Aluminum is experiencing a renaissance in the auto body world. Long prized by performance and prestige car makers for its lightness, aluminum is making its way from high end makes like Aston Martins, Audis and Porsches to everyday vehicles like the new 2015 Ford F-150, which uses aluminum body panels to save 700-lbs, compared to its predecessor. With the return of aluminum to car bodies, repair professionals are discovering what Michael Vollmar has known for years – that working on aluminum is a completely different experience from typical steel body work.

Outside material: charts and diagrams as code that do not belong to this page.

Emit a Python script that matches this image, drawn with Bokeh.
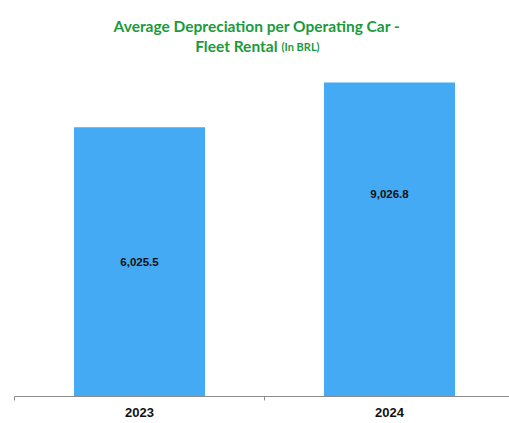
from bokeh.plotting import figure
from bokeh.models import Range1d, FixedTicker, Label, ColumnDataSource
from bokeh.embed import file_html
from bokeh.resources import INLINE
from bokeh.core.properties import value

categories = ["2023", "2024"]
depreciation = [6025.5, 9026.8]
value_labels = ["6,025.5", "9,026.8"]

BASE = -12000
xpos = [i + 0.5 for i in range(len(categories))]
label_frac = [0.5, 0.646]
label_y = [BASE + f * (v - BASE) for f, v in zip(label_frac, depreciation)]

W, H = 509, 423
FL, FB = 14, 396  # frame left / bottom in canvas pixels
UNITS_PER_PX = 22500 / 336
y_end = BASE + FB * UNITS_PER_PX  # frame spans whole height down to the axis

p = figure(width=W, height=H, output_backend="svg", toolbar_location=None,
           x_range=Range1d(0, 1.98), y_range=Range1d(BASE, y_end),
           min_border_left=FL, min_border_right=0, min_border_top=0,
           min_border_bottom=H - FB)
p.outline_line_color = None
p.grid.visible = False
p.yaxis.visible = False
p.background_fill_color = "white"
p.border_fill_color = "white"

src = ColumnDataSource(dict(x=xpos, top=depreciation, ly=label_y, lab=value_labels))
p.vbar(x="x", top="top", bottom=BASE, width=0.524, source=src,
       fill_color="#44aaf4", line_color=None)
p.text(x="x", y="ly", text="lab", source=src, text_align="center", text_baseline="middle",
       text_font=value("Liberation Sans"), text_font_style="bold", text_font_size="11.5px",
       text_color="#111111")

ax = p.xaxis[0]
ax.ticker = FixedTicker(ticks=xpos, minor_ticks=[0, 1, 2])
ax.major_label_overrides = {x: c for x, c in zip(xpos, categories)}
ax.major_tick_line_color = None
ax.minor_tick_in = 0
ax.minor_tick_out = 4
ax.minor_tick_line_color = "#8c8c8c"
ax.axis_line_color = "#8c8c8c"
ax.major_label_text_font = "Liberation Sans"
ax.major_label_text_font_style = "bold"
ax.major_label_text_font_size = "13px"
ax.major_label_text_color = "#111111"
ax.major_label_standoff = 5

green = "#1b9a3c"
def title_label(text, x, y, align, size):
    return Label(x=x - FL, y=FB - y, x_units="screen", y_units="screen",
                 text=text, text_align=align, text_baseline="middle",
                 text_font="Lato", text_font_style="bold",
                 text_font_size=size, text_color=green)

p.add_layout(title_label("Average Depreciation per Operating Car -", 256.5, 25, "center", "15.5px"))
p.add_layout(title_label("Fleet Rental", 277, 45, "right", "15.5px"))
p.add_layout(title_label("(In BRL)", 281, 46, "left", "11px"))

open("out.html", "w").write(file_html(p, INLINE))
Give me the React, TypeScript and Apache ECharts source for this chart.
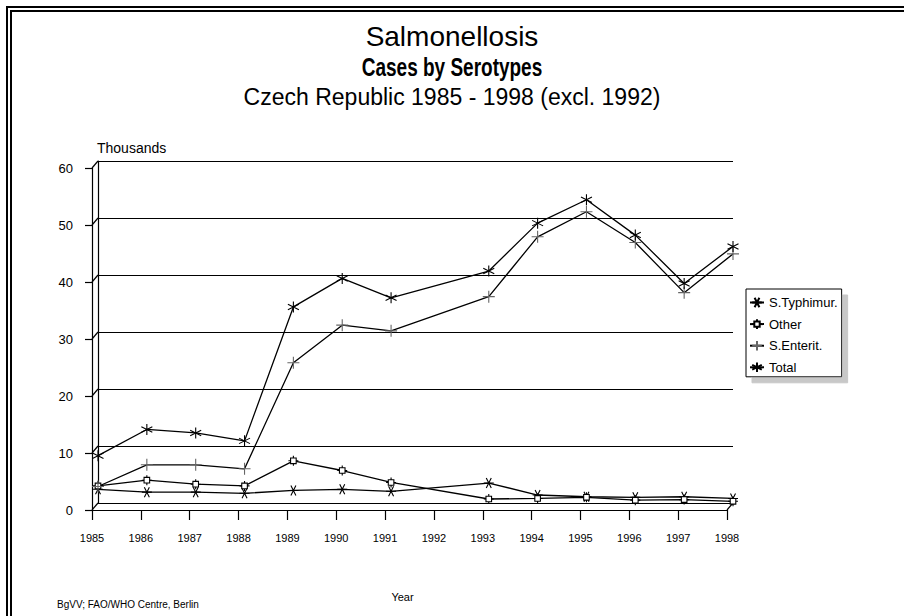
import React, { useEffect, useRef } from "react";
import * as echarts from "echarts";

const FONT = "'Liberation Sans', Arial, sans-serif";

const years = [1985, 1986, 1987, 1988, 1989, 1990, 1991, 1993, 1994, 1995, 1996, 1997, 1998];
const typhimurium = [2.4, 1.9, 1.9, 1.7, 2.2, 2.4, 2.05, 3.5, 1.4, 1.1, 1.0, 1.1, 0.8];
const other = [3.0, 4.0, 3.3, 3.0, 7.4, 5.7, 3.6, 0.7, 0.8, 1.0, 0.5, 0.6, 0.3];
const enteritidis = [2.9, 6.7, 6.7, 6.0, 24.6, 31.2, 30.2, 36.2, 46.7, 51.1, 45.7, 36.9, 43.7];
const total = [8.3, 12.9, 12.3, 10.9, 34.4, 39.4, 36.0, 40.7, 49.1, 53.2, 47.0, 38.5, 45.0];
const seriesNames = ["S.Typhimur.", "Other", "S.Enterit.", "Total"];
const yTicks = [0, 10, 20, 30, 40, 50, 60];

const SYM_TYPH = "path://M0 5 L10 5 M2.5 0.7 L7.5 9.3 M2.5 9.3 L7.5 0.7";
const SYM_OTHER = "path://M2.2 2.2 L7.8 2.2 L7.8 7.8 L2.2 7.8 Z M5 0 L5 2.2 M5 7.8 L5 10 M0 5 L2.2 5 M7.8 5 L10 5";
const SYM_PLUS = "path://M5 0 L5 10 M0 5 L10 5";
const SYM_TOTAL = "path://M5 0 L5 10 M0.7 2.5 L9.3 7.5 M0.7 7.5 L9.3 2.5";

const pairs = (vals: number[]) => years.map((y, i) => [y, vals[i]]);

export default function App() {
  const ref = useRef<HTMLDivElement>(null);
  useEffect(() => {
    if (!ref.current) return;
    const chart = echarts.init(ref.current, null, { renderer: "svg" });
    const axisLine = { show: true, lineStyle: { color: "#000", width: 1.2 } };
    const mkLine = (name: string, vals: number[], symbol: string, stroke: string, size: number) => ({
      type: "line",
      name,
      xAxisIndex: 0,
      yAxisIndex: 0,
      data: pairs(vals),
      symbol,
      symbolSize: size,
      showSymbol: true,
      lineStyle: { color: "#000", width: 1.3 },
      itemStyle: { color: "#fff", borderColor: stroke, borderWidth: 1.1 },
      z: 5,
    });
    chart.setOption({
      animation: false,
      backgroundColor: "#fff",
      textStyle: { fontFamily: FONT, color: "#000" },
      title: [
        { text: "Salmonellosis", left: "center", top: 17, textStyle: { fontFamily: FONT, fontSize: 28, fontWeight: "normal", color: "#000" } },
        { text: "Czech Republic 1985 - 1998 (excl. 1992)", left: "center", top: 80, textStyle: { fontFamily: FONT, fontSize: 23, fontWeight: "normal", color: "#000" } },
        { text: "BgVV; FAO/WHO Centre, Berlin", left: 52, top: 594, textStyle: { fontFamily: FONT, fontSize: 10, fontWeight: "normal", color: "#000" } },
      ],
      grid: [
        { left: 98, top: 161, right: 171, bottom: 113 },
        { left: 92, top: 168, right: 177, bottom: 106 },
      ],
      xAxis: [
        {
          gridIndex: 0, type: "value", min: 1985, max: 1998, interval: 1,
          axisLine, axisTick: { show: false }, axisLabel: { show: false }, splitLine: { show: false },
        },
        {
          gridIndex: 1, type: "value", min: 1985, max: 1998, interval: 1,
          axisLine, axisTick: { show: true, length: 10, lineStyle: { color: "#000", width: 1.2 } },
          axisLabel: { margin: 22, fontSize: 11, color: "#000", fontFamily: FONT, formatter: (v: number) => String(v) },
          splitLine: { show: false },
          name: "Year", nameLocation: "middle", nameGap: 81,
          nameTextStyle: { fontSize: 11, color: "#000", fontFamily: FONT, padding: [0, 14, 0, 0] },
        },
      ],
      yAxis: [
        {
          gridIndex: 0, type: "value", min: 0, max: 60, interval: 10,
          axisLine, axisTick: { show: false }, axisLabel: { show: false },
          splitLine: { show: true, lineStyle: { color: "#000", width: 1.2 } },
        },
        {
          gridIndex: 1, type: "value", min: 0, max: 60, interval: 10,
          axisLine, axisTick: { show: true, length: 7, lineStyle: { color: "#000", width: 1.2 } },
          axisLabel: { margin: 19, fontSize: 13, color: "#000", fontFamily: FONT },
          splitLine: { show: false },
          name: "Thousands", nameLocation: "end", nameGap: 13,
          nameTextStyle: { fontSize: 14, color: "#000", fontFamily: FONT, align: "left", padding: [0, 0, 0, 5] },
        },
      ],
      legend: {
        data: seriesNames,
        orient: "vertical",
        left: 746,
        top: 289,
        backgroundColor: "#fff",
        borderColor: "#000",
        borderWidth: 1,
        padding: [7, 4, 3, 3],
        itemGap: 8.6,
        itemWidth: 14,
        itemHeight: 12,
        textStyle: { fontSize: 13, color: "#000", fontFamily: FONT },
        shadowColor: "#c8c8c8",
        shadowBlur: 0,
        shadowOffsetX: 6,
        shadowOffsetY: 6,
      },
      graphic: [
        { type: "rect", shape: { x: 7, y: 7, width: 1200, height: 1200 }, style: { fill: "none", stroke: "#000", lineWidth: 2 } },
        { type: "rect", shape: { x: 11, y: 11, width: 1200, height: 1200 }, style: { fill: "none", stroke: "#000", lineWidth: 2 } },
        {
          type: "text",
          x: 452,
          y: 68,
          scaleX: 0.76,
          style: {
            text: "Cases by Serotypes",
            fill: "#000",
            font: `bold 25px ${FONT}`,
            textAlign: "center",
            textVerticalAlign: "middle",
          },
        },
      ],
      series: [
        {
          type: "custom",
          name: "depth",
          xAxisIndex: 0,
          yAxisIndex: 0,
          clip: false,
          silent: true,
          data: [...yTicks.map((v) => [years[0], v]), [years[years.length - 1], 0]],
          renderItem: (params: any, api: any) => {
            const p = api.coord([api.value(0), api.value(1)]);
            return {
              type: "line",
              shape: { x1: p[0], y1: p[1], x2: p[0] - 6, y2: p[1] + 7 },
              style: { stroke: "#000", lineWidth: 1.2 },
            };
          },
          z: 1,
        },
        mkLine("S.Typhimur.", typhimurium, SYM_TYPH, "#000", 10),
        mkLine("Other", other, SYM_OTHER, "#000", 10),
        mkLine("S.Enterit.", enteritidis, SYM_PLUS, "#666", 12),
        mkLine("Total", total, SYM_TOTAL, "#000", 11),
      ],
    });
    return () => chart.dispose();
  }, []);
  return <div ref={ref} style={{ position: "absolute", left: 0, top: 0, width: 904, height: 616 }} />;
}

We spoke with Vollmar and asked him to share his insights on working with aluminum. “When steel gets damaged and reshaped in an accident it has a certain amount of memory – that “I don’t belong in this shape” – and it can be persuaded to return to its prior shape,” Vollmar told us. “The thing with aluminum is that when it gets into an accident, it has very little memory of how it use to be. It is convinced now that “this is my correct shape”. Vollmar hasn’t just mastered aluminum, he’s fallen in love with it. For all its stubbornness, it’s clear that he relishes the challenge it presents, and takes great pleasure in the intimacy with which he understands its properties. “Because it has so little ‘memory’, you have to do a lot more persuading, by pushing it and warming it, to convince it to resume its prior shape,” he says. “But it dissipates heat at three times the rate of steel, so working it is a constant dance, between heat and force, chasing the shape you want to create.”
Michael Vollmar’s experience in aluminum fabrication and repair specialist goes back over 20 years of experience working in the metal. One of I-Car’s first ever instructors in aluminum fabrication, Vollmar credits his heroes like Ron Covell and Ron Fournier with inspiring him to perfect his craft. “I knew and admired Ron Fournier through his book, Metal Fabricator’s Handbook – the aluminum worker’s Bible. When I found out that he was teaching a class in Troy Michigan in 1991, I was quickly on a plane from Colorado.”
Flying from Colorado to Michigan for the class was no small expense for an auto body professional, but has he says “Some people have heroes in life. Some have baseball heroes or football heroes. My heroes have been metal fabricators like Fournier, the people who can take a piece of metal and fabricate an entire car from scratch.” Nonetheless, Vollmar was intent on getting his money’s worth out of the aluminum working class. He pleaded with Fournier to let him attend the advanced class in aluminum fabrication, citing his prior experience with the metal. Fournier wasn’t sure, so Vollmar started the week-long aluminum bodywork school in the beginner’s class. He showed his hero he was ready for the advanced class by finishing his project before anyone else in the course.
There seems to be every likelihood that the trend in aluminum car bodies will continue to spread, as car makers chase better mileage figures, and as construction techniques continue to develop. That suggests a rosy future for aluminum fabrication aficionados like Michael Vollmar.